In termini numerici, se è 100 il prezzo di riferimento, con ricarico del 100% vuol dire che si guadagna 200. Indi, il volume d’affari realizzato nel periodo ordinario, pari a 400 mila euro, corrisponde ad un costo del venduto di 200 mila euro. Nei periodi di saldi, il prezzo ordinario di 200 è ridotto del 25%, ossia di 50, con dunque prezzo di 150. Il ricarico effettivo praticato è pertanto del 50%. Il fatturato realizzato di 300 mila euro corrisponde ad un costo del venduto di 200 mila. Nel caso delle vendite promozionali, invece, gli sconti vanno dal 50% al 70%, con una media del 60%. Ciò significa che il prezzo di vendita di 200 è ridotto a 80, ossia sottocosto. Ne deriva che il costo del venduto necessario per introitare 300 mila euro è pari a 375 mila euro.

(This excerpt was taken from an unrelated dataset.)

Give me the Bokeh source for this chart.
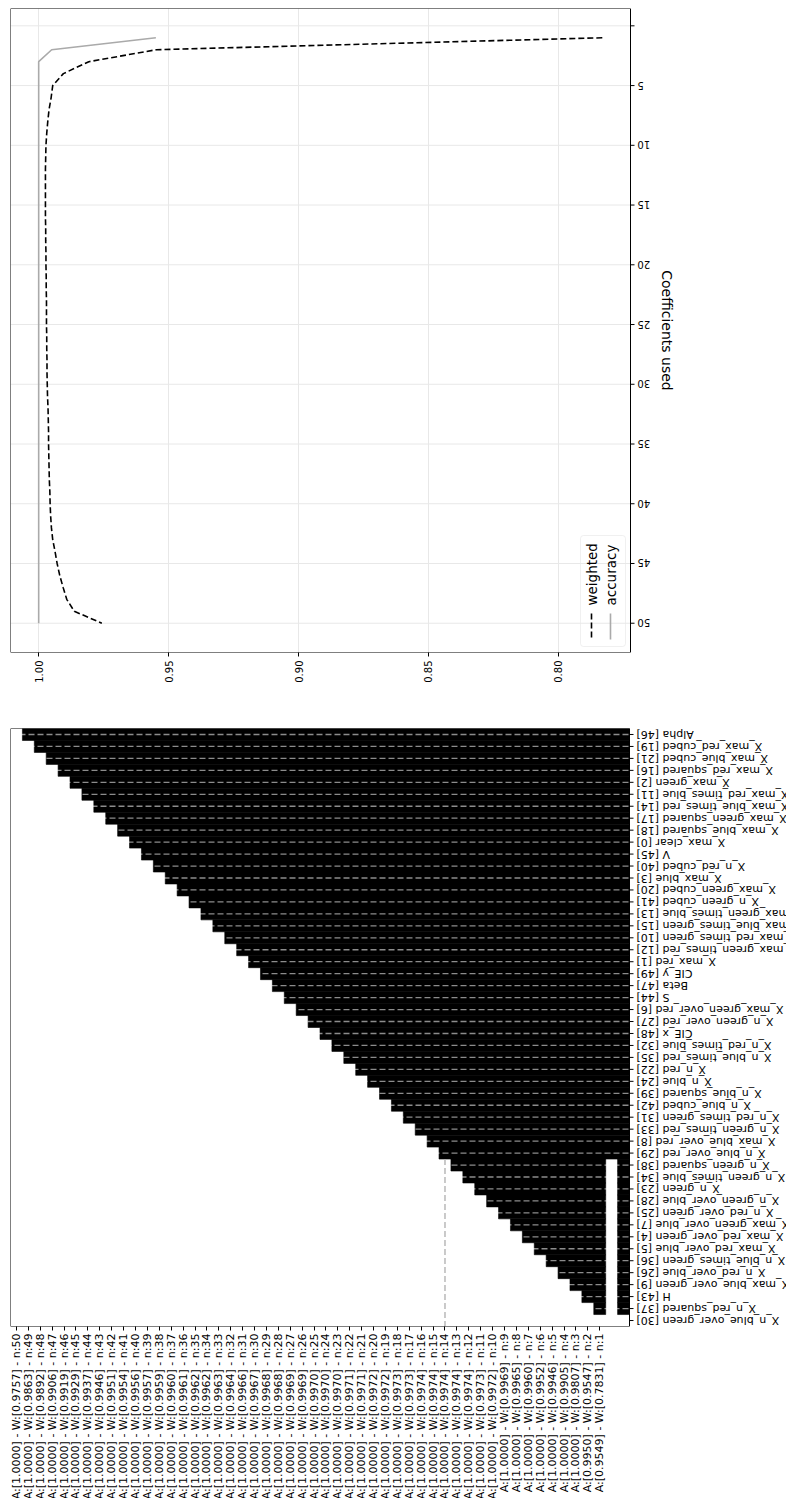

Il risultato complessivo cambia totalmente: l’intero costo del venduto trova giustificazione analizzando con attenzione i ricavi introitati nei diversi periodi ed in riferimento ai reali prezzi di vendita praticati. La forza delle dichiarazioni di parte in tal modo dettagliate è notevole: l’amministrazione finanziaria se decide di accertare lo stesso ha l’onere di superarle, motivando adeguatamente circa le ragioni del non accoglimento delle giustificazioni addotte. Ma se ciò non accade, si rientra pienamente nella fattispecie risolta positivamente dalla Corte di Cassazione: i saldi (e ovviamente anche le vendite promozionali), bloccano le ricostruzioni ancorate ai ricarichi di settore.